The borrowing marks a return of China’s shadow-banking market, which is more loosely regulated than traditional lenders and had been reined in over the past few years in a bid to reduce risk. Since September, industrial investment arms and financing platforms owned by local governments in provinces including Shandong had borrowed billions of dollars in total from trust companies and leasing firms, according to people familiar with the matter.

The rates charged were 8 per cent or higher – more than triple the cost of borrowing in the bond market, the people said, asking not to be identified discussing private information. Financial institutions that make up China’s shadow banking system are willing to extend the funding partly because they’re short of assets in a low-rate environment.

The increased demand reflects the fallout from Beijing’s campaign to keep provinces from amassing debt through state-owned companies known as local government financing vehicles, or LGFVs. The effort has choked off their access to cheaper funding such as regular bank lending and bond sales, contributing to a pullback of investment in the world’s second-biggest economy.
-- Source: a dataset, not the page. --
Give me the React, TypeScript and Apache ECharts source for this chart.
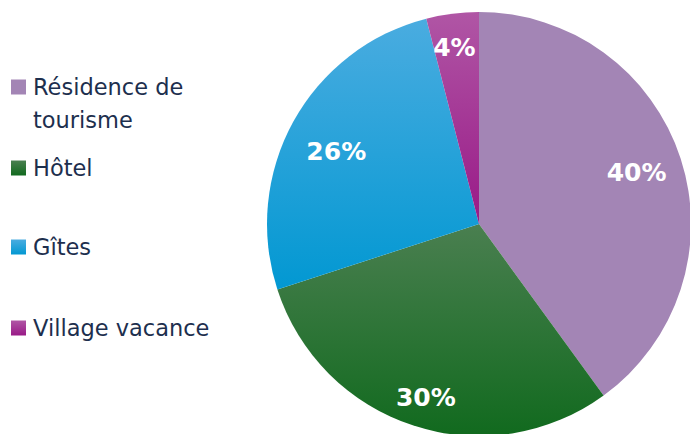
import React, { useEffect, useRef } from "react";
import * as echarts from "echarts";

const categories = ["Résidence de tourisme", "Hôtel", "Gîtes", "Village vacance"];
const values = [40, 30, 26, 4];
const labels = ["40%", "30%", "26%", "4%"];

const grad = (top: string, bottom: string) =>
  new echarts.graphic.LinearGradient(0, 0, 0, 1, [
    { offset: 0, color: top },
    { offset: 1, color: bottom },
  ]);

const colors = [
  "#A385B5",
  grad("#4A7F50", "#116A1E"),
  grad("#4AACE0", "#0298D2"),
  grad("#B056A5", "#991A87"),
];

const labelOffsets = [
  [-6, 2],
  [0, 10],
  [8, 10],
  [-3, -6],
];

export default function App() {
  const ref = useRef<HTMLDivElement>(null);
  useEffect(() => {
    if (!ref.current) return;
    const chart = echarts.init(ref.current, undefined, { renderer: "svg" });
    const textColor = "#1D2F4E";
    const font = "DejaVu Sans";
    const legendTops = [37.5, 156, 235, 316];
    const legends = categories.map((name, i) => ({
      data: [name],
      left: 11,
      top: legendTops[i],
      padding: 0,
      orient: "vertical" as const,
      icon: "rect",
      itemWidth: 15,
      itemHeight: 15,
      selectedMode: false,
      formatter: (n: string) => (n === "Résidence de tourisme" ? "\nRésidence de\ntourisme" : n),
      textStyle: {
        color: textColor,
        fontFamily: font,
        fontSize: 22.5,
        lineHeight: i === 0 ? 33 : 24,
        padding: [0, 0, 0, 2],
      },
    }));
    chart.setOption({
      animation: false,
      backgroundColor: "#FFFFFF",
      legend: legends,
      series: [
        {
          type: "pie",
          center: [479, 224],
          radius: [0, 212],
          startAngle: 90,
          clockwise: true,
          silent: true,
          label: { show: false },
          labelLine: { show: false },
          itemStyle: { borderWidth: 0 },
          data: categories.map((name, i) => ({
            name,
            value: values[i],
            itemStyle: { color: colors[i] },
          })),
        },
        {
          type: "pie",
          center: [479, 224],
          radius: [126, 212],
          startAngle: 90,
          clockwise: true,
          silent: true,
          labelLine: { show: false },
          itemStyle: { color: "rgba(0,0,0,0)", borderWidth: 0 },
          label: {
            show: true,
            position: "inside",
            color: "#FFFFFF",
            fontFamily: font,
            fontWeight: "bold",
            fontSize: 25,
            formatter: (p: any) => labels[p.dataIndex],
          },
          data: categories.map((name, i) => ({
            name,
            value: values[i],
            label: { offset: labelOffsets[i] },
          })),
        },
      ],
    });
    return () => chart.dispose();
  }, []);
  return <div ref={ref} style={{ width: 690, height: 434, position: "absolute", left: 0, top: 0 }} />;
}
“Platforms in rich regions wouldn’t have to resort to such expensive funding should fiscal discipline be less strict,” said Jacqueline Rong, chief China economist at BNP Paribas SA. “The campaign to resolve hidden debt and the fiscal discipline might be a key reason for the deep slump in infrastructure investment.”

China’s Ministry of Finance, the National Financial Regulatory Administration and Shandong’s government press service did not respond to requests for comment.

As interest payments piled up, and with expenses of settling the cost of projects coming due in the fourth quarter, the firms had little choice but to refinance at higher rates to keep their businesses running and avert default, said the people.